Steve Rogers (Chris Evans) is a 98 pound Brooklynite weakling (such things do exist, I've heard), who wants to join the Army and is constantly turned down for any number of good reasons and envious of his pal James "Bucky" Barnes (Sebastian Stan) who's off to fight in the European Theater with the 107th.  In a note that ties in with locations from the Iron Man movies, Rogers goes to the New York World's Fair on a double-date with Bucky, and his G.I. jones is noticed by Dr. Erskine (Stanley Tucci), who gets the kid a hitch, and a washout in training, signs him up for a "super-soldier" program that Hitler was very interested in before Erskine fled Germany.  Meanwhile, half a world away, one of Erskine's test-subjects Johann Schmidt (Hugo Weaving) is blitz-krieging around the world looking for ancient artifacts, ostensibly to help with Germany's war-effort, but secretly to gain ultimate power to form his own Reich, with his science group, Hydra.   Erskine's experiments on Schmidt have drastically disfigured him, but for Rogers, the attempts are a stunning success.  Rogers wants to fight, but the government instead presses him into service as a war-bonds spokesman, as "Captain America," which goes over well at home, but is a joke to the soldiers on the line.  Under the auspices of Colonel Chester Phillips (Tommy Lee Jones, who laconically nearly walks away with the movie) and Major Peggy Carter (Hayley Atwell, plucky—she doesn't blink when she fires a gun), Rogers goes against orders and inserts himself into the fight, rescuing a squad of Hydra prisoners, including his pal Bucky and a motley crew of dog-faces familiar to anyone who's read the comics.
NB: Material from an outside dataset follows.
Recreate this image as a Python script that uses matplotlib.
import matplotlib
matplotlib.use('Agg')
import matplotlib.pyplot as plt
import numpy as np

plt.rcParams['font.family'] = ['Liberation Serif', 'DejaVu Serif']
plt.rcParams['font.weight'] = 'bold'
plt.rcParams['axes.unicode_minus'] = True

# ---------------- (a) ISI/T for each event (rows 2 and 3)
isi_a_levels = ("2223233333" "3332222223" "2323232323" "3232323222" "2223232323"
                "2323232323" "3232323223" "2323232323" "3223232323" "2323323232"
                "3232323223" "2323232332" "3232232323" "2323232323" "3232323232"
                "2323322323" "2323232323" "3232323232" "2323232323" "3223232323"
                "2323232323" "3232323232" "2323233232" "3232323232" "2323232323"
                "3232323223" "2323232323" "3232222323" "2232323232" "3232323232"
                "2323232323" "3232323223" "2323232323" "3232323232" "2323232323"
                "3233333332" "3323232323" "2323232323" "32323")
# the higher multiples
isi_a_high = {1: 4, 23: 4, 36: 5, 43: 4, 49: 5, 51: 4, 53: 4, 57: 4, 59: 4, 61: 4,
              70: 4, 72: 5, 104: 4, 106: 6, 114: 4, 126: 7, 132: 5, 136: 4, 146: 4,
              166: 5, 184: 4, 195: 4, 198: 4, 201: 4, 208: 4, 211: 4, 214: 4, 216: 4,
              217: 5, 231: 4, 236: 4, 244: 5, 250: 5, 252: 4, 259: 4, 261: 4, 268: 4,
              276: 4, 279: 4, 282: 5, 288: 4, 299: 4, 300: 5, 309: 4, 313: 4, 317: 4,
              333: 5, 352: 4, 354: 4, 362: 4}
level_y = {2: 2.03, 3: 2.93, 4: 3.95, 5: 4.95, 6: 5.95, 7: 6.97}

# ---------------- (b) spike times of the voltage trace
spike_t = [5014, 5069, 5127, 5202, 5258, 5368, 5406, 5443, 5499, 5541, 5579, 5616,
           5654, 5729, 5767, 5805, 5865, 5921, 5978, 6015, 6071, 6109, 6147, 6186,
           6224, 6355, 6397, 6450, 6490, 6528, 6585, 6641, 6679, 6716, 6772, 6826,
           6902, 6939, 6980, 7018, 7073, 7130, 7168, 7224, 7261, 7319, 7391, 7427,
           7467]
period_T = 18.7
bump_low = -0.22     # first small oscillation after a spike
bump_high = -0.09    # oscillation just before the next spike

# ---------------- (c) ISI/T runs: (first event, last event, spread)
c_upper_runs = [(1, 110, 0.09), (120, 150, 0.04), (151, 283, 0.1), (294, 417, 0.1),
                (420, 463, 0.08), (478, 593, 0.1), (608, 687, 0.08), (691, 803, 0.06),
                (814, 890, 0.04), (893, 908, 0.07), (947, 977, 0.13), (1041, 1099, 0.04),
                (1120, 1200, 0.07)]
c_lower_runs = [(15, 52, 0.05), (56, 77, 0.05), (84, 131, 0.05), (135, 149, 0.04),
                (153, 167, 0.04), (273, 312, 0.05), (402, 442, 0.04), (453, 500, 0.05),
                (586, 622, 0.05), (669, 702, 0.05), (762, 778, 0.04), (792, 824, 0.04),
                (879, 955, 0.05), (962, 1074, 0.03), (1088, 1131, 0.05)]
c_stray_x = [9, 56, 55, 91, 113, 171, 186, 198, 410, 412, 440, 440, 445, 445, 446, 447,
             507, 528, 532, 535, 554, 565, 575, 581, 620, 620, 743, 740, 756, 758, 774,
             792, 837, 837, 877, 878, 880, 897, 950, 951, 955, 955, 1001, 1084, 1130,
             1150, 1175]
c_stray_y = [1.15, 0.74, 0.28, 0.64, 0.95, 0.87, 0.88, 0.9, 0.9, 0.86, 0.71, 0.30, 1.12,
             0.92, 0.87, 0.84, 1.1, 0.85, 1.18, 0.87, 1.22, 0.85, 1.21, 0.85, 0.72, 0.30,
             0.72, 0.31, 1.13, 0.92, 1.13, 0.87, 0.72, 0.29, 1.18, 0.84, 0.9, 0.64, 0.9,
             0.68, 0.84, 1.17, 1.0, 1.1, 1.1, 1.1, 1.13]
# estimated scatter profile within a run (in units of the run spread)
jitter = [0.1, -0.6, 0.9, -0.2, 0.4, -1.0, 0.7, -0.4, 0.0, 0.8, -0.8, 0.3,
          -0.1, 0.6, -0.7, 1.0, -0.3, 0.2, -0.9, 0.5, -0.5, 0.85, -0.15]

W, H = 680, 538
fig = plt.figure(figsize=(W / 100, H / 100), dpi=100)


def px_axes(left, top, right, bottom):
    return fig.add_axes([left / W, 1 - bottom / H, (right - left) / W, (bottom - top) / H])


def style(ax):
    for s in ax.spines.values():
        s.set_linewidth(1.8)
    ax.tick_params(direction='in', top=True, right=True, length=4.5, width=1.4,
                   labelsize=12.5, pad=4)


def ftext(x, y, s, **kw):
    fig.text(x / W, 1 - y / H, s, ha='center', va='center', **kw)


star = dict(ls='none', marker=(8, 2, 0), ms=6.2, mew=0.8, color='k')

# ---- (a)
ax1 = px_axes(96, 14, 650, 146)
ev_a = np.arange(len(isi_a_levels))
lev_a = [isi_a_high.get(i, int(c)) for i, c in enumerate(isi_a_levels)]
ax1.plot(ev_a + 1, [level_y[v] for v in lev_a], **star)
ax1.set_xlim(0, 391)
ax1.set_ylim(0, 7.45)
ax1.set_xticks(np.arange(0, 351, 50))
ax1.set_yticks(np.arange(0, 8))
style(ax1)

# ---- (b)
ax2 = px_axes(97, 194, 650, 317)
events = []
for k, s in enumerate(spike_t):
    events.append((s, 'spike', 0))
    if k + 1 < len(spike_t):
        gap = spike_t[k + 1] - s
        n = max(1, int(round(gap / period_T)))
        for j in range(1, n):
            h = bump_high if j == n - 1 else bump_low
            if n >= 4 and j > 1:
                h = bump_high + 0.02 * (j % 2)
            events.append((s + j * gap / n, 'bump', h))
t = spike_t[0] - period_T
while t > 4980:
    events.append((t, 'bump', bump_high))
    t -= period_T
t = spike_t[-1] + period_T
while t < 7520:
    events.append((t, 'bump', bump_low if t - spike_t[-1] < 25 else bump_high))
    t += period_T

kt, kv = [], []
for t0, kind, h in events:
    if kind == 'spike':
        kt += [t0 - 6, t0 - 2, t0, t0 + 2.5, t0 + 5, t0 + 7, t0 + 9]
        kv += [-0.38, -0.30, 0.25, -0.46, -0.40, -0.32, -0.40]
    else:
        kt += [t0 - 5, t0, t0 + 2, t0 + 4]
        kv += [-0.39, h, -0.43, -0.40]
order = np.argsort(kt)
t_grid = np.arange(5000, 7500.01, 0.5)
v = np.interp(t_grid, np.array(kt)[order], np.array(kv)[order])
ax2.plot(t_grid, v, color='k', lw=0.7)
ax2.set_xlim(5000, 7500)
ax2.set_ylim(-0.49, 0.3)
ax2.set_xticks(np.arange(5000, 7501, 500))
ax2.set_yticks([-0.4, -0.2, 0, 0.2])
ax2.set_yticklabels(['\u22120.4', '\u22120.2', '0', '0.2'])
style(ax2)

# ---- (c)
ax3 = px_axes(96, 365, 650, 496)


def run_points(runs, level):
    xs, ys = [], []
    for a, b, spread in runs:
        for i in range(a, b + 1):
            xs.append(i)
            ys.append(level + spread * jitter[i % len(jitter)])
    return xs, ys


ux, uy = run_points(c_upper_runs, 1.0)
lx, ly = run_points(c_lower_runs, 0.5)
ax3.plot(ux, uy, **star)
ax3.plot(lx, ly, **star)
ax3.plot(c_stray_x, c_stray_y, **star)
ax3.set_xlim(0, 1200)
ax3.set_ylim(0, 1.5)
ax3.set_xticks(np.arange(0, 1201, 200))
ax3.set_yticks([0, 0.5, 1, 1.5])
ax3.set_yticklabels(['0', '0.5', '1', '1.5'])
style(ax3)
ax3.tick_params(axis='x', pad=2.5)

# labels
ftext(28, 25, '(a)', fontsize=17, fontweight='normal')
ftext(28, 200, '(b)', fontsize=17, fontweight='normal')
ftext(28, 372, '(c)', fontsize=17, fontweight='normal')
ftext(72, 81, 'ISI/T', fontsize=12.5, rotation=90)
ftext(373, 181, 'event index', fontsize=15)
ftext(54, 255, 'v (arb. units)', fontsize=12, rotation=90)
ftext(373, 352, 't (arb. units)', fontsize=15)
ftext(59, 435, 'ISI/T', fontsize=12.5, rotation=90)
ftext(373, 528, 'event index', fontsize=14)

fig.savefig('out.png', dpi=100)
The sight of The Howling Commandos brought a big smile to my face, but even without them, Johnston makes a fun, goofy film, with some nice war action mixed in with well-done super-hero antics, and shot along the lines of a film Johnston storyboarded early in his career, Raiders of the Lost Ark (with the occasional nod to Leni Riefenstahl).  Johnston does some nice movie cross-referencing by making the character of Howard Stark, very Howard Hughes-like after his own The Rocketeer, and casting Dominic Cooper in the part, often resembling Leonardo DiCaprio from The Aviator.  Chris Evans, who plays Steve Rogers, is a good funny actor, but he's tamped down here, playing everything completely straight and without irony, very much the Boy Scout.  This is one of the better Marvel movies, and one of the better superhero movies to come out, as well.

As with the other Marvel films, stick around until after the credits for a big surprise, that will whet your appetite for next year.  "Some assembly required."  Heh.

Captain America: The First Avenger is the perfect Saturday Matinee.

Wilhelm Alert @ 01:33

* Simon is still alive (bless him) at age 97, and still active—he has a new comic coming out this year.  As Stan Lee has his customary cameo in this film (he's good, too) it would have been nice—really nice—if Cap's REAL creator was included in the film.  The legendary Jack Kirby died in 1994.

** It's a combination of Kirby-esque pod-forms, more suited for the 1960's, and lo-tech '40's dials and toggles (which spit sparks in duress), and my favorite joke in the film is the non-LED (not invented yet) countdown indicators used in the Red Skull's lab—as any timed pyrotechnician will tell you, the only reason to have such a device is to build suspense in movie audiences.


Andrew: Encore Entertainment said...

I'm going crazy anticipating this, but I just love how old Hollywood the poster is. Hopefully I like it.

Yojimbo_5 said...

Ya know something? I think you'll like this.